Korea's forgotten women

After decades as pariahs, some aging women have begun speaking out about their experience as prostitutes in camp towns constructed around American military bases in South Korea. Claiming they were victims of South Korean governmental policies, the women are seeking compensation and an apology from their leaders. Above, Bae, a former such sex worker, in Pyeongtaek, South Korea.





Jeon said she was an 18-year-old war orphan in 1956 when hunger drove her to Dongduchon, a camp town near the North Korean border. "Looking back, I think my body was not mine, but the government's and the U.S. military's," she said. Whether prostitutes by choice or need or coercion, the women say, they were all victims of governmental policies.




Bae has been suffering from asthma for the past seven years and lives on welfare. The camp town women have compared themselves to the so-called "comfort women" of Japan, who have won widespread public sympathy for being forced into prostitution by the Japanese during World War II.

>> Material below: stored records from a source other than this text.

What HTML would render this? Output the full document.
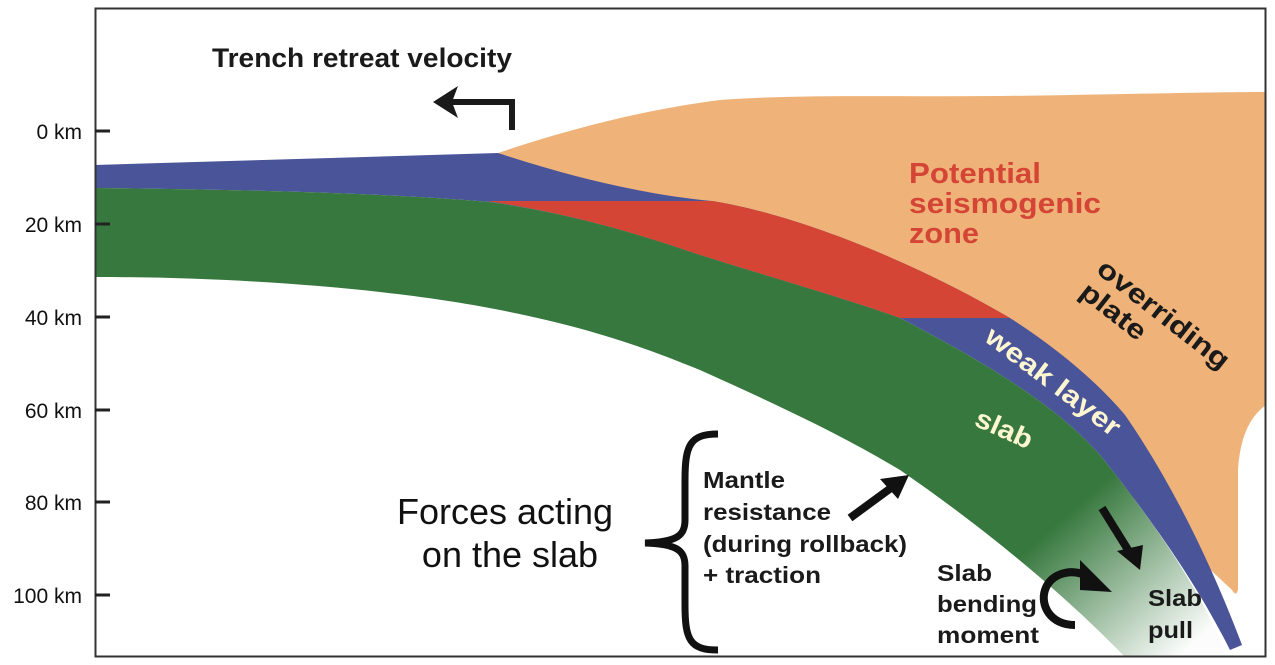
<!DOCTYPE html>
<html><head><style>body{margin:0;background:#fff}svg{display:block}</style></head><body>
<svg width="1275" height="665" viewBox="0 0 1275 665" xmlns="http://www.w3.org/2000/svg" font-family="Liberation Sans, Arial, sans-serif">
<defs>
<linearGradient id="g" gradientUnits="userSpaceOnUse" x1="1060" y1="520" x2="1180" y2="655">
<stop offset="0" stop-color="#36783d"/><stop offset="1" stop-color="#36783d" stop-opacity="0.02"/>
</linearGradient>
</defs>
<path d="M498,153 C560,132 640,110 720,100 C800,94 900,97 1000,96 C1100,95 1200,92 1266,92 L1266,405 C1248,418 1240,440 1238,470 L1238,590 Q1236,597 1232,590 L1200,560 L1150,480 L1080,400 L960,310 L700,225 Z" fill="#efb37a"/>
<path d="M95,165 L498,153 C580,180 650,195 712,201 C800,215 920,265 1010,318 C1060,350 1100,385 1125,415 C1170,480 1210,560 1242,645 L1230,650 C1200,590 1160,530 1100,455 C1060,410 1000,370 900,318 C850,300 780,280 700,255 C650,238 580,215 490,202 C420,196 300,190 95,188 Z" fill="#4a5499"/>
<path d="M487,201 L712,201 C800,215 920,265 1010,318 L900,318 C850,300 780,280 700,255 C650,238 580,215 487,201 Z" fill="#d44536"/>
<path d="M95,188 C300,190 420,196 490,202 C580,215 650,238 700,255 C780,280 850,300 900,318 C1000,370 1060,410 1100,455 C1160,530 1200,590 1228,657 L1125,657 C1060,590 980,525 900,470 C850,440 800,415 700,370 C650,350 600,330 500,310 C400,290 250,277 95,277 Z" fill="url(#g)"/>
<rect x="95.5" y="8.5" width="1170" height="648" fill="none" stroke="#333" stroke-width="2"/>
<g stroke="#222" stroke-width="3">
<line x1="95" y1="131" x2="110" y2="131"/><line x1="95" y1="224" x2="110" y2="224"/><line x1="95" y1="317" x2="110" y2="317"/>
<line x1="95" y1="410" x2="110" y2="410"/><line x1="95" y1="502" x2="110" y2="502"/><line x1="95" y1="595" x2="110" y2="595"/>
</g>
<g font-size="21" fill="#111" text-anchor="end">
<text x="82" y="139">0 km</text><text x="82" y="232">20 km</text><text x="82" y="325">40 km</text>
<text x="82" y="418">60 km</text><text x="82" y="510">80 km</text><text x="82" y="603">100 km</text>
</g>
<text x="212" y="67" font-size="27" font-weight="bold" fill="#1a1a1a" textLength="300" lengthAdjust="spacingAndGlyphs">Trench retreat velocity</text>
<path d="M512,130 L512,102 L445,102" fill="none" stroke="#1a1a1a" stroke-width="6"/>
<path d="M433,102 L458,86 L452,102 L458,118 Z" fill="#1a1a1a"/>
<g font-size="29" font-weight="bold" fill="#d44536">
<text x="909" y="183" textLength="132" lengthAdjust="spacingAndGlyphs">Potential</text><text x="909" y="213" textLength="192" lengthAdjust="spacingAndGlyphs">seismogenic</text><text x="909" y="243" textLength="70" lengthAdjust="spacingAndGlyphs">zone</text>
</g>
<text transform="translate(1095,272) rotate(38)" font-size="27" font-weight="bold" fill="#1a1a1a" textLength="160" lengthAdjust="spacingAndGlyphs">overriding</text>
<text transform="translate(1078,295) rotate(38)" font-size="27" font-weight="bold" fill="#1a1a1a" textLength="76" lengthAdjust="spacingAndGlyphs">plate</text>
<text transform="translate(983,340) rotate(37)" font-size="27" font-weight="bold" fill="#fdf6d0" textLength="162" lengthAdjust="spacingAndGlyphs">weak layer</text>
<text transform="translate(973,425) rotate(24)" font-size="27" font-weight="bold" fill="#fdf6d0" textLength="60" lengthAdjust="spacingAndGlyphs">slab</text>
<g font-size="36" fill="#111" text-anchor="middle">
<text x="505" y="524">Forces acting</text><text x="510" y="567">on the slab</text>
</g>
<path d="M718,434 C690,434 685,445 685,480 L685,520 C685,535 678,542 645,543 C678,544 685,551 685,566 L685,605 C685,640 690,650 718,650" fill="none" stroke="#111" stroke-width="7"/>
<g font-size="23" font-weight="bold" fill="#1a1a1a">
<text x="703" y="488" textLength="82" lengthAdjust="spacingAndGlyphs">Mantle</text><text x="703" y="520" textLength="128" lengthAdjust="spacingAndGlyphs">resistance</text><text x="703" y="552" textLength="204" lengthAdjust="spacingAndGlyphs">(during rollback)</text><text x="703" y="583" textLength="118" lengthAdjust="spacingAndGlyphs">+ traction</text>
<text x="937" y="581" textLength="55" lengthAdjust="spacingAndGlyphs">Slab</text><text x="937" y="612" textLength="100" lengthAdjust="spacingAndGlyphs">bending</text><text x="937" y="643" textLength="102" lengthAdjust="spacingAndGlyphs">moment</text>
<text x="1148" y="606" textLength="54" lengthAdjust="spacingAndGlyphs">Slab</text><text x="1148" y="638" textLength="45" lengthAdjust="spacingAndGlyphs">pull</text>
</g>
<path d="M850,518 L895,485" stroke="#111" stroke-width="8"/>
<path d="M909,475 L880,479 L898,499 Z" fill="#111"/>
<path d="M1102,508 L1130,553" stroke="#111" stroke-width="8"/>
<path d="M1140,570 L1117,551 L1143,545 Z" fill="#111"/>
<path d="M1075,625 C1050,625 1040,605 1045,590 C1050,575 1068,568 1085,575" fill="none" stroke="#111" stroke-width="8"/>
<path d="M1112,592 L1080,560 L1080,590 Z" fill="#111"/>
</svg>
</body></html>
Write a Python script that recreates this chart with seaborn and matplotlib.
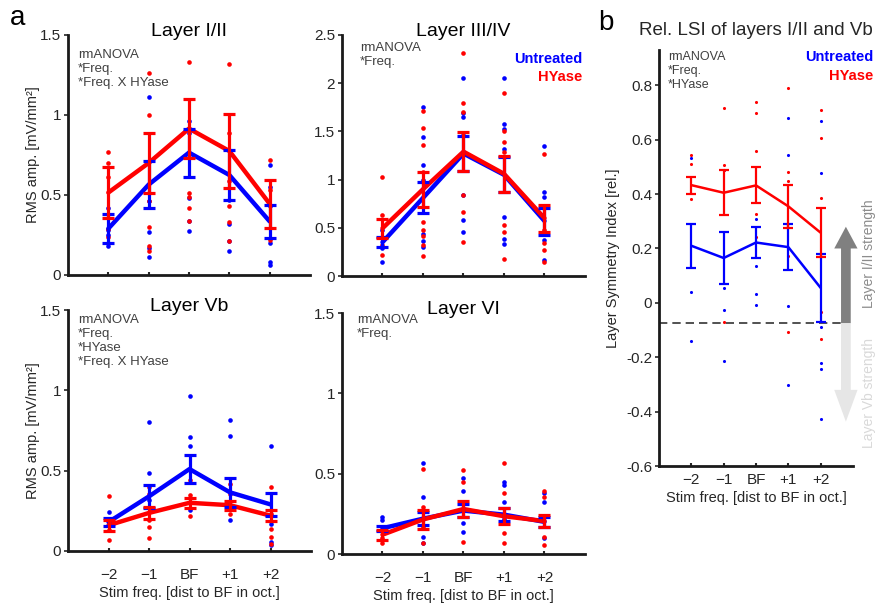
import matplotlib
matplotlib.use("Agg")
import pandas as pd
import matplotlib.pyplot as plt
import seaborn as sns
from matplotlib.patches import FancyArrow

# ===== DATA =====
FREQ_POS = [1, 2, 3, 4, 5]
FREQ_LABELS = ["\u22122", "\u22121", "BF", "+1", "+2"]

# Layer I/II
L12_UNT_MEAN = [0.29, 0.565, 0.765, 0.625, 0.335]
L12_UNT_SEM = [0.09, 0.145, 0.15, 0.155, 0.105]
L12_HYA_MEAN = [0.515, 0.70, 0.915, 0.775, 0.445]
L12_HYA_SEM = [0.16, 0.19, 0.185, 0.23, 0.15]
L12_UNT_PTS = [[0.42, 0.28, 0.25, 0.20, 0.18],
               [1.11, 0.71, 0.51, 0.46, 0.27, 0.17, 0.115],
               [0.96, 0.885, 0.48, 0.34, 0.275],
               [0.78, 0.47, 0.32, 0.21, 0.15],
               [0.69, 0.55, 0.43, 0.20, 0.083, 0.06]]
L12_HYA_PTS = [[0.77, 0.70, 0.61, 0.29, 0.24],
               [1.26, 1.00, 0.46, 0.30, 0.18, 0.15],
               [1.33, 0.51, 0.49, 0.42, 0.34],
               [1.32, 0.885, 0.59, 0.43, 0.33, 0.21],
               [0.72, 0.53, 0.22]]

# Layer III/IV
L34_UNT_MEAN = [0.35, 0.81, 1.27, 1.05, 0.57]
L34_UNT_SEM = [0.05, 0.16, 0.18, 0.18, 0.14]
L34_HYA_MEAN = [0.495, 0.90, 1.29, 1.06, 0.60]
L34_HYA_SEM = [0.10, 0.18, 0.20, 0.19, 0.14]
L34_UNT_PTS = [[0.48, 0.29, 0.15],
               [1.75, 1.44, 1.15, 1.00, 0.44, 0.36, 0.30],
               [2.05, 1.69, 1.65, 1.46, 0.84, 0.58, 0.46],
               [2.05, 1.58, 1.52, 1.32, 0.615, 0.38, 0.33],
               [1.35, 0.87, 0.82, 0.37, 0.166]]
L34_HYA_PTS = [[1.03, 0.63, 0.32, 0.22],
               [1.71, 1.54, 1.36, 1.08, 0.56, 0.48, 0.41, 0.32, 0.21],
               [2.31, 1.79, 1.70, 0.84, 0.66, 0.35],
               [1.90, 1.50, 1.39, 1.29, 0.53, 0.46, 0.18],
               [1.27, 0.48, 0.34, 0.27, 0.15]]

# Layer Vb
LVB_UNT_MEAN = [0.18, 0.34, 0.51, 0.365, 0.29]
LVB_UNT_SEM = [0.025, 0.07, 0.085, 0.09, 0.07]
LVB_HYA_MEAN = [0.16, 0.237, 0.30, 0.285, 0.22]
LVB_HYA_SEM = [0.035, 0.037, 0.03, 0.028, 0.033]
LVB_UNT_PTS = [[0.243, 0.175],
               [0.80, 0.486, 0.316, 0.20],
               [0.966, 0.71, 0.652, 0.253],
               [0.815, 0.715, 0.19],
               [0.652, 0.17, 0.056, 0.035]]
LVB_HYA_PTS = [[0.34, 0.19, 0.13, 0.07],
               [0.40, 0.357, 0.19, 0.15, 0.08],
               [0.44, 0.347, 0.216],
               [0.42, 0.357, 0.233],
               [0.40, 0.233, 0.139, 0.087, 0.046]]

# Layer VI
LVI_UNT_MEAN = [0.16, 0.22, 0.27, 0.245, 0.20]
LVI_UNT_SEM = [0.015, 0.04, 0.04, 0.04, 0.03]
LVI_HYA_MEAN = [0.12, 0.215, 0.28, 0.235, 0.205]
LVI_HYA_SEM = [0.03, 0.06, 0.047, 0.05, 0.04]
LVI_UNT_PTS = [[0.23, 0.21],
               [0.565, 0.353, 0.108, 0.066],
               [0.47, 0.395, 0.19, 0.14],
               [0.45, 0.43, 0.326, 0.216],
               [0.378, 0.326, 0.10]]
LVI_HYA_PTS = [[0.10, 0.066],
               [0.528, 0.295, 0.17, 0.066],
               [0.52, 0.45, 0.077],
               [0.565, 0.378, 0.129, 0.066],
               [0.395, 0.357, 0.108, 0.056]]

# Relative layer symmetry index (panel b)
LSI_UNT_MEAN = [0.21, 0.165, 0.222, 0.205, 0.055]
LSI_UNT_SEM = [0.08, 0.095, 0.057, 0.085, 0.125]
LSI_HYA_MEAN = [0.433, 0.405, 0.432, 0.355, 0.258]
LSI_HYA_SEM = [0.031, 0.082, 0.066, 0.08, 0.09]
LSI_UNT_PTS = [[0.532, 0.04, -0.139],
               [0.49, 0.055, -0.028, -0.213],
               [0.307, 0.136, 0.033, -0.007],
               [0.68, 0.545, -0.01, -0.302],
               [0.67, 0.477, -0.087, -0.22, -0.243, -0.427]]
LSI_HYA_PTS = [[0.545, 0.51, 0.383],
               [0.715, 0.508, 0.49, -0.072],
               [0.737, 0.70, 0.56, 0.325, 0.244],
               [0.79, 0.481, 0.447, 0.173, -0.106],
               [0.71, 0.608, 0.384, -0.032, -0.133]]
LSI_THRESH = -0.075

# ===== STYLE =====
BLUE = "#0000ff"
RED = "#ff0000"
TXT = "#262626"
ANN = "#404040"

sns.set_theme(style="ticks")
plt.rcParams["font.family"] = ["Liberation Sans", "DejaVu Sans"]
plt.rcParams["axes.edgecolor"] = "#1a1a1a"
plt.rcParams["axes.linewidth"] = 2.0

W, H = 878, 606


def points_frame(pts):
    rows = []
    for x, vals in zip(FREQ_POS, pts):
        for v in vals:
            rows.append({"x": x, "y": v})
    return pd.DataFrame(rows)


def draw_group(ax, mean, sem, pts, color, lw, elw, cap, dot):
    sns.scatterplot(data=points_frame(pts), x="x", y="y", color=color, s=dot,
                    linewidth=0, ax=ax, zorder=2)
    sns.lineplot(x=FREQ_POS, y=mean, color=color, lw=lw, ax=ax, zorder=3)
    ax.errorbar(FREQ_POS, mean, yerr=sem, fmt="none", ecolor=color,
                elinewidth=elw, capsize=cap, capthick=elw, zorder=4)


def style_axes(ax, ylim, yticks, show_xlabels):
    sns.despine(ax=ax)
    ax.set_xlim(0, 6)
    ax.set_ylim(*ylim)
    ax.set_xticks(FREQ_POS)
    ax.set_yticks(yticks)
    ax.set_yticklabels([f"{t:g}" for t in yticks])
    ax.tick_params(axis="y", direction="out", length=3, width=1.2,
                   labelsize=11, colors=TXT, pad=2)
    ax.tick_params(axis="x", direction="in", length=2, width=1.5,
                   labelsize=11, colors=TXT, pad=12)
    if show_xlabels:
        ax.set_xticklabels(FREQ_LABELS)
        ax.set_xlabel("Stim freq. [dist to BF in oct.]", fontsize=10.5,
                      color=TXT, labelpad=3)
    else:
        ax.set_xticklabels([])
        ax.set_xlabel("")
    ax.set_ylabel("")


def annotate(lines, x_px, y_px, step_px=14, size=9.5):
    # stats note, positioned in figure pixels (centre of each line)
    for i, s in enumerate(lines):
        fig.text(x_px / W, 1 - (y_px + i * step_px) / H, s, fontsize=size,
                 color=ANN, ha="left", va="center")


def legend_text(x_px, y1_px, y2_px):
    fig.text(x_px / W, 1 - y1_px / H, "Untreated", fontsize=10.5,
             fontweight="bold", color=BLUE, ha="right", va="center")
    fig.text(x_px / W, 1 - y2_px / H, "HYase", fontsize=10.5,
             fontweight="bold", color=RED, ha="right", va="center")


fig = plt.figure(figsize=(W / 100, H / 100), dpi=100)


def px_axes(left, right, top, bottom):
    return fig.add_axes([left / W, 1 - bottom / H, (right - left) / W, (bottom - top) / H])


ax_l12 = px_axes(68, 310, 35, 275)
ax_l34 = px_axes(342, 585, 35, 276)
ax_lvb = px_axes(68, 311, 310, 551)
ax_lvi = px_axes(342, 585, 313, 554)
ax_lsi = px_axes(659, 853, 50, 466)

panels = [
    (ax_l12, "Layer I/II", (L12_UNT_MEAN, L12_UNT_SEM, L12_UNT_PTS),
     (L12_HYA_MEAN, L12_HYA_SEM, L12_HYA_PTS), (0, 1.5), [0, 0.5, 1, 1.5], False),
    (ax_l34, "Layer III/IV", (L34_UNT_MEAN, L34_UNT_SEM, L34_UNT_PTS),
     (L34_HYA_MEAN, L34_HYA_SEM, L34_HYA_PTS), (0, 2.5), [0, 0.5, 1, 1.5, 2, 2.5], False),
    (ax_lvb, "Layer Vb", (LVB_UNT_MEAN, LVB_UNT_SEM, LVB_UNT_PTS),
     (LVB_HYA_MEAN, LVB_HYA_SEM, LVB_HYA_PTS), (0, 1.5), [0, 0.5, 1, 1.5], True),
    (ax_lvi, "Layer VI", (LVI_UNT_MEAN, LVI_UNT_SEM, LVI_UNT_PTS),
     (LVI_HYA_MEAN, LVI_HYA_SEM, LVI_HYA_PTS), (0, 1.5), [0, 0.5, 1, 1.5], True),
]

for ax, title, unt, hya, ylim, yticks, bottom_row in panels:
    draw_group(ax, *unt, BLUE, lw=3.2, elw=2.3, cap=4.5, dot=11)
    draw_group(ax, *hya, RED, lw=3.2, elw=2.3, cap=4.5, dot=11)
    style_axes(ax, ylim, yticks, bottom_row)
    # explicit y keeps matplotlib from lifting the title above the tick label
    ax.set_title(title, fontsize=14, color="black", y=0.995, pad=0)
    if ax in (ax_l12, ax_lvb):
        ax.set_ylabel("RMS amp. [mV/mm\u00b2]", fontsize=10.5, color=TXT, labelpad=0)

annotate(["rmANOVA", "*Freq.", "*Freq. X HYase"], 78, 55)
annotate(["rmANOVA", "*Freq."], 360, 48)
annotate(["rmANOVA", "*Freq.", "*HYase", "*Freq. X HYase"], 78, 320)
annotate(["rmANOVA", "*Freq."], 357, 320)
legend_text(582, 59, 77)

# ----- panel b -----
draw_group(ax_lsi, LSI_UNT_MEAN, LSI_UNT_SEM, LSI_UNT_PTS, BLUE, lw=1.8, elw=1.6, cap=3.5, dot=5)
draw_group(ax_lsi, LSI_HYA_MEAN, LSI_HYA_SEM, LSI_HYA_PTS, RED, lw=1.8, elw=1.6, cap=3.5, dot=5)
style_axes(ax_lsi, (-0.6, 0.93), [-0.6, -0.4, -0.2, 0, 0.2, 0.4, 0.6, 0.8], True)
ax_lsi.tick_params(axis="x", pad=5)
ax_lsi.set_ylabel("Layer Symmetry Index [rel.]", fontsize=10.5, color=TXT, labelpad=4)
ax_lsi.set_title("Rel. LSI of layers I/II and Vb", fontsize=13.5, color=TXT, pad=11)
ax_lsi.axhline(LSI_THRESH, xmin=0, xmax=0.94, color="#333333", lw=1.2,
               ls=(0, (5, 3)), zorder=1)
annotate(["rmANOVA", "*Freq.", "*HYase"], 668, 57, step_px=14, size=9)
legend_text(873, 57, 76)

ax_lsi.add_patch(FancyArrow(5.78, LSI_THRESH, 0, 0.355, width=0.3, head_width=0.72,
                            head_length=0.08, length_includes_head=True,
                            color="#808080", lw=0, clip_on=False, zorder=1))
ax_lsi.add_patch(FancyArrow(5.78, LSI_THRESH, 0, -0.362, width=0.3, head_width=0.72,
                            head_length=0.117, length_includes_head=True,
                            color="#e6e6e6", lw=0, clip_on=False, zorder=1))
ax_lsi.text(6.5, 0.18, "Layer I/II strength", rotation=90, fontsize=10,
            color="#8c8c8c", ha="center", va="center", clip_on=False)
ax_lsi.text(6.5, -0.33, "Layer Vb strength", rotation=90, fontsize=10,
            color="#d9d9d9", ha="center", va="center", clip_on=False)

# ----- panel letters -----
fig.text(10 / W, 1 - 18 / H, "a", fontsize=20, color="black", ha="left", va="center")
fig.text(598 / W, 1 - 23 / H, "b", fontsize=20, color="black", ha="left", va="center")

fig.savefig("out.png", dpi=100)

A view of a night life district near Osan Air Base, an American military base, in Pyeongtaek. These days, camp towns still exist, but few Koreans work there; Filipinas and some Russians replaced them as the South Korean economy took off.



About twenty of the former sex workers attend services weekly at the Sunlit Sisters' Center in Pyeongtaek. The center advocates the rights of camp town women, many of whom live in poverty, isolated from mainstream society and missing their mixed-blood children who were put up for adoption overseas.



Jeon, 71, returning home with a cart of recyclables. She lives on welfare checks and earns a little selling scrap cardboard from other people's trash. She had a son in the 1960s, but became convinced he would have a better future in the United States and gave him up for adoption when he was 13. About 10 years ago, her son, a U.S. soldier, returned to visit. She told him to forget her. "I failed as a mother," she said. "I have no right to depend on him now."



The women received some support for their claims. In 1960, two South Korean lawmakers urged the government to train a supply of prostitutes for Allied soldiers who protected South Korea from the communist North. And in 1977, a lawmaker urged the government to portray the prostitutes as "women warriors" to acknowledge their contributions to the Korean economy. Left, Bae holding a picture of herself when she was 29 years old.